# [Required work]
Copy exactly, and only, the lines between the line holding "Emit a Python" and the line holding "from bokeh.resources import INLINE", inclusive; skip the pictures.

# [Task inputs]
•••••

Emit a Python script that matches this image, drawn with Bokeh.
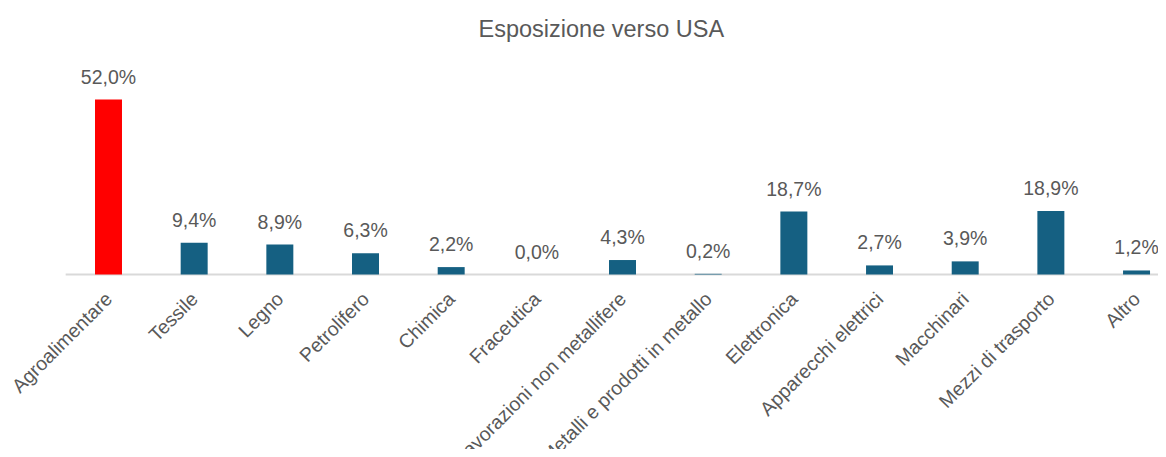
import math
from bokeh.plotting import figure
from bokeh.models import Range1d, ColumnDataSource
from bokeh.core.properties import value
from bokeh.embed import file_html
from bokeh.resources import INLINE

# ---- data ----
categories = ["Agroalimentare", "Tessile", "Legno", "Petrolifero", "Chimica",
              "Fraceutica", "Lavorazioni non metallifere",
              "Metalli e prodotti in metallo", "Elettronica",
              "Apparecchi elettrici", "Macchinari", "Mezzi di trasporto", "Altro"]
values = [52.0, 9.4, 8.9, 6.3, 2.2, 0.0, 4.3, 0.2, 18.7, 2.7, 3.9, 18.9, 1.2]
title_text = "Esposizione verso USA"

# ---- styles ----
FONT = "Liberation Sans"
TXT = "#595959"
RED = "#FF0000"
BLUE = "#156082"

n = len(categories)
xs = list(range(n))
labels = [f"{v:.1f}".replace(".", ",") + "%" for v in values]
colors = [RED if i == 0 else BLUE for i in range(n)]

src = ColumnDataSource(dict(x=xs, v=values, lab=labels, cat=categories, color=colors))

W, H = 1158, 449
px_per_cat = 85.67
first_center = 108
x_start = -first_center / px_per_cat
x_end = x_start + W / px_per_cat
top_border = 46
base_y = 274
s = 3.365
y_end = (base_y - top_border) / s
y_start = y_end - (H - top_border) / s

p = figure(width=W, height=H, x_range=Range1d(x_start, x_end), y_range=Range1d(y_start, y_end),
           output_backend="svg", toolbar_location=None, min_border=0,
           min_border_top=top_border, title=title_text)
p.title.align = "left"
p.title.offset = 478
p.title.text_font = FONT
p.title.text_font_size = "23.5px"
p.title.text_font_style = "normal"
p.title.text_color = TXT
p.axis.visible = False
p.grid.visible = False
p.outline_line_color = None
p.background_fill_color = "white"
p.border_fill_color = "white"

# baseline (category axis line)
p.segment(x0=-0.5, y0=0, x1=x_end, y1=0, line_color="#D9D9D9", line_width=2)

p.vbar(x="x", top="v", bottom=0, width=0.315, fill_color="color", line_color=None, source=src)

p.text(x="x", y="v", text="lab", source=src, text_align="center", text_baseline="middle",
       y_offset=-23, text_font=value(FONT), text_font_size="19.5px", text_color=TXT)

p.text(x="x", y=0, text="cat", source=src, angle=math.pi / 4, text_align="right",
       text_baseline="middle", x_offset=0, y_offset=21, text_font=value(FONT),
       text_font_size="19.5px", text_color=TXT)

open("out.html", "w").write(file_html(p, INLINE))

•••••

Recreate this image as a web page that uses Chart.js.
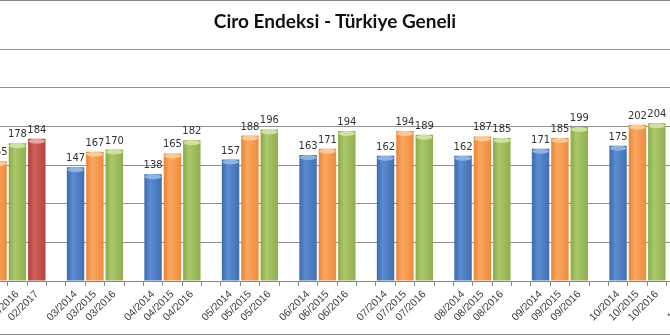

•••••

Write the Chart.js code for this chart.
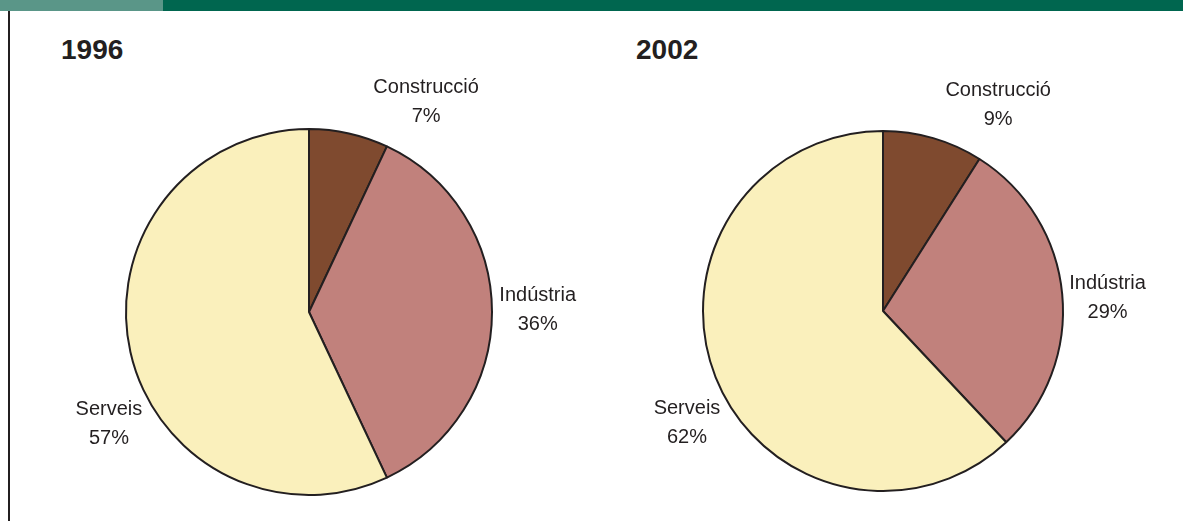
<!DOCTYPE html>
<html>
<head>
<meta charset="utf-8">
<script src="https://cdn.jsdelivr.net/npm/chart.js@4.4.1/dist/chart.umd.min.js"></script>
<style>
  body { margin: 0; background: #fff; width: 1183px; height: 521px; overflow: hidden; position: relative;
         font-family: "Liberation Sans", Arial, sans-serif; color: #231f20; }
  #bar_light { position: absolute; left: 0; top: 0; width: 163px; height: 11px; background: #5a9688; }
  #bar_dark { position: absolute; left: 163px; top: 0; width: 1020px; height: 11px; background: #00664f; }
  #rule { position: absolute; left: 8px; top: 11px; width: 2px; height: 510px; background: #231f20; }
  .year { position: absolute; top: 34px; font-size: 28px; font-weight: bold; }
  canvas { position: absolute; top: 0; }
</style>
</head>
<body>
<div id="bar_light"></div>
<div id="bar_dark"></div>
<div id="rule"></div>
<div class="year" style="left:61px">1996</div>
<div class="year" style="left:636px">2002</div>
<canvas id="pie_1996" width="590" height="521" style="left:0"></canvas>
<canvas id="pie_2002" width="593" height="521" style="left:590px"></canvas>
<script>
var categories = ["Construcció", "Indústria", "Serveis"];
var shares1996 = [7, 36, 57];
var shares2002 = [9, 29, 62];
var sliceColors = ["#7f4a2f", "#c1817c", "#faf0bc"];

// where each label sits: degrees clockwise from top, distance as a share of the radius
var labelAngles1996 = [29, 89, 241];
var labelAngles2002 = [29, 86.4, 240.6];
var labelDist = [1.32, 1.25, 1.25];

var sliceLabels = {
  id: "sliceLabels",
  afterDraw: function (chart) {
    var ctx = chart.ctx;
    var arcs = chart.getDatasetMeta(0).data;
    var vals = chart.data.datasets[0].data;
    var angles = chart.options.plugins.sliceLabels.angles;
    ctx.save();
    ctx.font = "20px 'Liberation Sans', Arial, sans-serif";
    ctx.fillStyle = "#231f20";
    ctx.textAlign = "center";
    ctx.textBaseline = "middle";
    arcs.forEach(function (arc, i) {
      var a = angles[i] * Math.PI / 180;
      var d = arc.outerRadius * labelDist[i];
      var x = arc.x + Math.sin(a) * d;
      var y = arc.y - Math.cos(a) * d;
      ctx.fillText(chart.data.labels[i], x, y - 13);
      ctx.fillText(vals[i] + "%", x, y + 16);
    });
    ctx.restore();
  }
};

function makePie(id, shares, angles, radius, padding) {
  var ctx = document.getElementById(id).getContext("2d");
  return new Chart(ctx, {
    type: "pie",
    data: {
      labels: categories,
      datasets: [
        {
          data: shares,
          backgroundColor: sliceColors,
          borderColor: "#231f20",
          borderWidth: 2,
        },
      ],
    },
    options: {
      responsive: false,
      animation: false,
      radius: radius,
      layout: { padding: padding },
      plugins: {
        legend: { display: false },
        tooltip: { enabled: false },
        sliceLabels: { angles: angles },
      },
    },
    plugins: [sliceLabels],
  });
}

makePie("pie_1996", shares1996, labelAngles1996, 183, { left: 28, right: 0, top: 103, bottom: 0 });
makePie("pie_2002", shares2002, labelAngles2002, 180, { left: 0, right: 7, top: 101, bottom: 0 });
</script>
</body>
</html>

•••••

# [Solution to the problem]
Emit a Python script that matches this image, drawn with Bokeh.
import math
from bokeh.plotting import figure
from bokeh.models import Range1d, ColumnDataSource
from bokeh.core.properties import value
from bokeh.embed import file_html
from bokeh.resources import INLINE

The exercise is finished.